The role of India in the issue has been heavily debated. The 2013 blasts in Bodh Gaya triggered suspicions of terrorist linkages to the Rohingya. Responding to the incident in 2013, “Blasts like this have the dual purpose of attacking Buddhist shrines, and attacking India,” Ajai Sahni of the South Asia Terrorism Portal said.

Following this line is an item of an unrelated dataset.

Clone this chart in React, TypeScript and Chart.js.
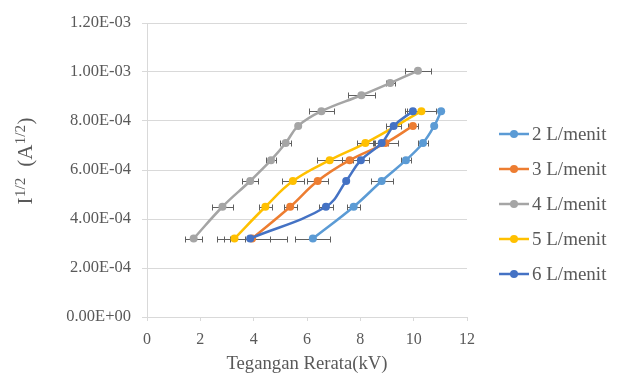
import React, { useEffect, useRef } from 'react';
import { Chart, registerables } from 'chart.js';

Chart.register(...registerables);

// ---- data ----
const seriesLabels = ['2 L/menit', '3 L/menit', '4 L/menit', '5 L/menit', '6 L/menit'];
const seriesColors = ['#5B9BD5', '#ED7D31', '#A5A5A5', '#FFC000', '#4472C4'];

const x2 = [6.22, 7.75, 8.8, 9.71, 10.35, 10.77, 11.03];
const y2 = [3.2e-4, 4.5e-4, 5.55e-4, 6.4e-4, 7.1e-4, 7.8e-4, 8.4e-4];
const e2 = [0.66, 0.25, 0.41, 0.19, 0.19, 0, 0];

const x3 = [3.94, 5.37, 6.4, 7.6, 8.94, 9.97];
const y3 = [3.2e-4, 4.5e-4, 5.55e-4, 6.4e-4, 7.1e-4, 7.8e-4];
const e3 = [1.3, 0.25, 0.39, 0.3, 0.48, 0.2];

const x4 = [1.75, 2.83, 3.87, 4.65, 5.2, 5.67, 6.54, 8.04, 9.12, 10.16];
const y4 = [3.2e-4, 4.5e-4, 5.55e-4, 6.4e-4, 7.1e-4, 7.8e-4, 8.4e-4, 9.05e-4, 9.55e-4, 1.005e-3];
const e4 = [0.33, 0.39, 0.3, 0.2, 0.21, 0, 0.47, 0.5, 0.17, 0.48];

const x5 = [3.28, 4.44, 5.47, 6.85, 8.19, 10.29];
const y5 = [3.2e-4, 4.5e-4, 5.55e-4, 6.4e-4, 7.1e-4, 8.4e-4];
const e5 = [0.4, 0.25, 0.4, 0.48, 0.31, 0.54];

const x6 = [3.87, 6.71, 7.47, 8.02, 8.8, 9.25, 9.97];
const y6 = [3.2e-4, 4.5e-4, 5.55e-4, 6.4e-4, 7.1e-4, 7.8e-4, 8.4e-4];
const e6 = [0.75, 0.25, 0, 0.3, 0.25, 0.28, 0.3];

const xTicks = [0, 2, 4, 6, 8, 10, 12];
const yTicks = [0, 2e-4, 4e-4, 6e-4, 8e-4, 1e-3, 1.2e-3];

const xTitle = 'Tegangan Rerata(kV)';

const seriesX = [x2, x3, x4, x5, x6];
const seriesY = [y2, y3, y4, y5, y6];
const seriesErr = [e2, e3, e4, e5, e6];

const FONT = '"Liberation Serif", "Times New Roman", serif';
const TEXT = '#595959';

function fmtExp(v: number): string {
  if (Math.abs(v) < 1e-15) return '0.00E+00';
  const s = v.toExponential(2);
  const [m, ex] = s.split('e');
  const n = parseInt(ex, 10);
  const sign = n < 0 ? '-' : '+';
  const d = String(Math.abs(n)).padStart(2, '0');
  return `${m}E${sign}${d}`;
}

const errorBarPlugin = {
  id: 'errorBars',
  beforeDatasetsDraw(chart: any) {
    const { ctx } = chart;
    const xs = chart.scales.x;
    const ys = chart.scales.y;
    ctx.save();
    ctx.strokeStyle = '#606060';
    ctx.lineWidth = 1;
    seriesX.forEach((xa, si) => {
      xa.forEach((xv, i) => {
        const e = seriesErr[si][i];
        if (!e) return;
        const py = Math.round(ys.getPixelForValue(seriesY[si][i])) + 0.5;
        const a = Math.round(xs.getPixelForValue(xv - e)) + 0.5;
        const b = Math.round(xs.getPixelForValue(xv + e)) + 0.5;
        ctx.beginPath();
        ctx.moveTo(a, py);
        ctx.lineTo(b, py);
        ctx.moveTo(a, py - 3);
        ctx.lineTo(a, py + 3);
        ctx.moveTo(b, py - 3);
        ctx.lineTo(b, py + 3);
        ctx.stroke();
      });
    });
    ctx.restore();
  },
};

const extrasPlugin = {
  id: 'extras',
  afterDraw(chart: any) {
    const { ctx } = chart;
    ctx.save();
    // legend
    seriesLabels.forEach((lab, i) => {
      const y = 134 + i * 35;
      ctx.strokeStyle = seriesColors[i];
      ctx.lineWidth = 2.5;
      ctx.beginPath();
      ctx.moveTo(499, y);
      ctx.lineTo(529, y);
      ctx.stroke();
      ctx.fillStyle = seriesColors[i];
      ctx.beginPath();
      ctx.arc(514, y, 4, 0, Math.PI * 2);
      ctx.fill();
      ctx.fillStyle = TEXT;
      ctx.font = `19px ${FONT}`;
      ctx.textAlign = 'left';
      ctx.textBaseline = 'middle';
      ctx.fillText(lab, 532, y + 1);
    });
    // y axis title with superscripts
    const big = `21px ${FONT}`;
    const small = `15px ${FONT}`;
    const parts: [string, boolean][] = [
      ['I', false],
      ['1/2', true],
      ['  (A', false],
      ['1/2', true],
      [')', false],
    ];
    let total = 0;
    const widths = parts.map(([t, sup]) => {
      ctx.font = sup ? small : big;
      const w = ctx.measureText(t).width + (sup ? 1 : 0);
      total += w;
      return w;
    });
    ctx.translate(32, 161);
    ctx.rotate(-Math.PI / 2);
    ctx.fillStyle = TEXT;
    ctx.textAlign = 'left';
    ctx.textBaseline = 'alphabetic';
    let cx = -total / 2;
    parts.forEach(([t, sup], i) => {
      ctx.font = sup ? small : big;
      ctx.fillText(t, cx + (sup ? 0.5 : 0), sup ? -7 : 0);
      cx += widths[i];
    });
    ctx.restore();
  },
};

export default function App() {
  const ref = useRef<HTMLCanvasElement>(null);

  useEffect(() => {
    if (!ref.current) return;
    const datasets = seriesLabels.map((label, si) => ({
      label,
      data: seriesX[si].map((xv, i) => ({ x: xv, y: seriesY[si][i] })),
      showLine: true,
      borderColor: seriesColors[si],
      backgroundColor: seriesColors[si],
      pointBackgroundColor: seriesColors[si],
      pointBorderColor: seriesColors[si],
      pointRadius: 4,
      pointBorderWidth: 0,
      borderWidth: 2.5,
      tension: 0.4,
      order: 4 - si,
    }));

    const chart = new Chart(ref.current, {
      type: 'scatter',
      data: { datasets },
      options: {
        responsive: false,
        animation: false,
        devicePixelRatio: 1,
        layout: { padding: { left: 0, top: 23, right: 154, bottom: 0 } },
        plugins: {
          legend: { display: false },
          tooltip: { enabled: false },
        },
        scales: {
          x: {
            type: 'linear',
            min: 0,
            max: 12,
            afterBuildTicks: (s: any) => {
              s.ticks = xTicks.map((v) => ({ value: v }));
            },
            afterFit: (s: any) => {
              s.height = 63;
            },
            grid: {
              drawOnChartArea: false,
              drawTicks: true,
              tickLength: 4,
              color: '#D9D9D9',
            },
            border: { color: '#D9D9D9' },
            ticks: {
              color: TEXT,
              font: { family: FONT, size: 16 },
              padding: 9,
              maxRotation: 0,
              callback: (v: any) => String(v),
            },
            title: {
              display: true,
              text: xTitle,
              color: TEXT,
              font: { family: FONT, size: 18.7 },
              padding: { top: 0, bottom: 5 },
            },
          },
          y: {
            type: 'linear',
            min: 0,
            max: 1.2e-3,
            afterBuildTicks: (s: any) => {
              s.ticks = yTicks.map((v) => ({ value: v }));
            },
            afterFit: (s: any) => {
              s.width = 147;
            },
            grid: {
              color: '#D9D9D9',
              drawTicks: true,
              tickLength: 5,
            },
            border: { color: '#D9D9D9' },
            ticks: {
              color: TEXT,
              font: { family: FONT, size: 16.5 },
              padding: 11,
              callback: (v: any) => fmtExp(Number(v)),
            },
          },
        },
      },
      plugins: [errorBarPlugin, extrasPlugin],
    } as any);

    return () => chart.destroy();
  }, []);

  return (
    <div style={{ position: 'fixed', left: 0, top: 0, width: 621, height: 380, background: '#fff' }}>
      <canvas ref={ref} width={621} height={380} style={{ display: 'block', width: 621, height: 380 }} />
    </div>
  );
}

So, caught between the Buddhist-dominated Myanmar and Muslim-dominated Bangladesh, the Rohingyas are entering India through the northeast, say officials. But this is not considered good news for the Indian Home Ministry. The refugees who have been detained under the Foreigners Act, 1946 are to be sent to the Tihar Jail, Delhi, the only place where the UNHCR has jurisdiction. After acquiring refugee status, they will be sent to the refugee camp in Jammu. However, there is a problem of plenty as India does not have the resources to house such a large number which is anticipated.
Their Plight Today:
Myanmar has about 800,000 stateless Rohingyas, without access to basic healthcare or education. About 30,000 Rohingya outcasts formally live in Bangladeshi camps today. Informally, there are more are 200,000 unregistered Rohingya there. The enrolled ones are given help and backing by The United Nations High Commission for Refugees (UNHCR) and the Bangladesh government. Unregistered refugees are entitled to nothing. Bangkok-based UNHCR agent Vivian Tan portrayed this as an extremely “dire situation.”